Confirmation of Yale Professor's Theory of Supersymmetry in Nuclei Advances Knowledge of Subatomic Physics

Supersymmetry in nuclei -- the theory pioneered in 1980 by Yale Professor of Physics Francesco Iachello who predicted that every quantum state we see in some atomic nuclei has a super partner -- is now a reality, thanks to the use of a new, high-power instrument used by scientists in Germany.

Supersymmetry in nuclei – the theory pioneered in 1980 by Yale Professor of Physics Francesco Iachello who predicted that every quantum state we see in some atomic nuclei has a super partner – is now a reality, thanks to the use of a new, high-power instrument used by scientists in Germany.

The existence of supersymmetry in the spectra of nuclei has major implications for other fields of physics, including particle physics, since it shows that supersymmetry can occur in Nature.

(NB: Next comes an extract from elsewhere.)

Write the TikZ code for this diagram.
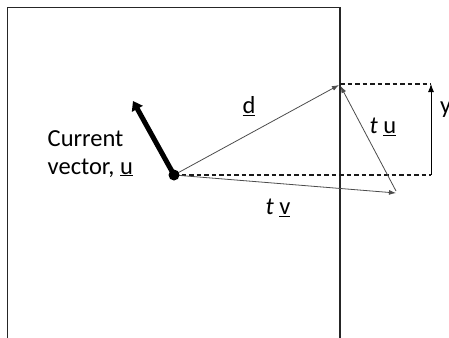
\documentclass[tikz,border=0pt]{standalone}
\usepackage{fontspec}
\setmainfont{Carlito}
\usetikzlibrary{arrows.meta}
\begin{document}
\begin{tikzpicture}[x=1pt,y=-1pt,
  lbl/.style={font=\fontsize{24.5}{28}\selectfont, inner sep=0pt},
  thin arrow/.style={draw=black!70, line width=0.8pt, -{Latex[length=7pt,width=5pt]}},
  dashline/.style={draw=black!90, line width=1.3pt, dash pattern=on 4.5pt off 3pt},
  frame/.style={draw=black!85, line width=1.6pt}]
\useasboundingbox (0,0) rectangle (449,337);
\clip (0,0) rectangle (449,337);
% frame
\draw[frame] (7.5,340) -- (7.5,7.5) -- (340,7.5) -- (340,340);
% points
\coordinate (P) at (174,175);
\coordinate (D) at (339,85);
\coordinate (V) at (396,193);
\coordinate (Ustart) at (396,191);
\coordinate (U) at (133,101);
\coordinate (Rb) at (431,175);
\coordinate (Rt) at (431,84);
\coordinate (Tl) at (340,84);
% dashed lines
\draw[dashline] (P) -- (Rb);
\draw[dashline] (Tl) -- (Rt);
% vertical arrow
\draw[draw=black, line width=0.9pt, -{Latex[length=8pt,width=6pt]}] (Rb) -- (Rt);
% thin arrows
\draw[thin arrow] (P) -- (D);
\draw[thin arrow] (P) -- (V);
\draw[thin arrow] (Ustart) -- (340.5,86);
% thick current vector
\draw[line width=5pt, -{Triangle[length=9pt,width=12pt]}] (P) -- (U);
\fill (P) circle (5.5pt);
% labels
\node[lbl, anchor=base west] (cur) at (47.5,146) {Current};
\node[lbl, anchor=base west] (vec) at (47.5,174) {vector, \underline{u}};
\node[lbl] (dl) at (249,106) {\underline{d}};
\node[lbl] (tul) at (383,127) {\textit{t} \underline{u}};
\node[lbl] (tvl) at (278,208) {\textit{t} \underline{v}};
\node[lbl, anchor=west] (yl) at (440,110) {y};
\end{tikzpicture}
\end{document}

The discovery validates Iachello’s prediction of the existence of bosons and their counterpart fermions in atomic nuclei.

To put it simply, supersymmetry, as described by Iachello, the Joshua W. Gibbs Professor of Physics at Yale, is an exotic type of symmetry that links together two types of particles, called bosons (particles with integer angular momentum) and fermions (particles with half-integer angular momentum).

In the August 23, 1999 issue of “Physical Review Letters,” Metz et al have reported direct experimental evidence for the occurrence of supersymmetry in the gold nucleus 196Au. The latest experiment, led by Jan Jolie (University of Fribourg, Switzerland) involving a major effort by several laboratories for several years, has been possible because of higher resolutions that can now be obtained with a new magnetic spectrometer developed by Gerhard Graw at the Tandem Accelerator of the Ludwig-Maximilians Universitat in Munich, Germany.

This research provided a spectrographic analysis that identified the bosonic and accompanying fermionic states in every instance – using a particle accelerator. Accelerators recreate, for a very short period of time, miniature versions of hot, primordial conditions to determine whether subatomic quantum states exist and whether they behave in the ways predicted by theory.

With the present resolutions available, it is now possible to separate individual quantum levels and thus conduct exact tests for the presence of all supersymmetric states.

Supersymmetry has been mostly sought in the field of particle physics, where it links the fundamental constituents, quarks and gluons, with hypothetical particles called squarks and gluinos, which have not yet been found.

In 1980, Iachello, the Joshua W. Gibbs Professor of Physics and a Professor of Chemistry, theorized that supersymmetry could also be observed in the spectra of heavy nuclei. The mathematical theory to describe supersymmetry in nuclei was co-authored by Itzhak Bars (a former associate professor at Yale and currently a professor at University of Southern California) and A. Baha Balantekin (a former Yale graduate student and now a professor at University of Wisconsin).

This suggestion was based on a model of atomic nuclei, called the Interacting Boson Model, and assumed that the supersymmetric partners were correlated pairs of protons and neutrons (bosons) and individual protons and neutrons (fermions).

Supersymmetry in nuclear physics is different from that in particle physics but shares the fundamental concept of invariance under a set of transformations linking bosons with fermions. Following Iachello’s suggestion in 1980, there were a number of frenzied experiments that suggested supersymmetry in nuclei, but they weren’t complete and didn’t show a match for every state found.

Professor Iachello received a Dott. Ing. Degree from the Politecnico di Torino, Italy, and a Ph.D. in theoretical physics from the Massachusetts Institute of Technology. He is the recipient of several honors, including the AKZO prize of the Dutch Academy of Sciences, the E.P. Wigner medal of the Group Theory and Fundamental Physics Foundation, the T. Bonner Prize of the American Physical Society, and Doctorates and Professorships from Universities in Europe and Asia. He is the originator of the interacting boson model of the nucleus, along with Professor A. Arima (Tokyo, Japan).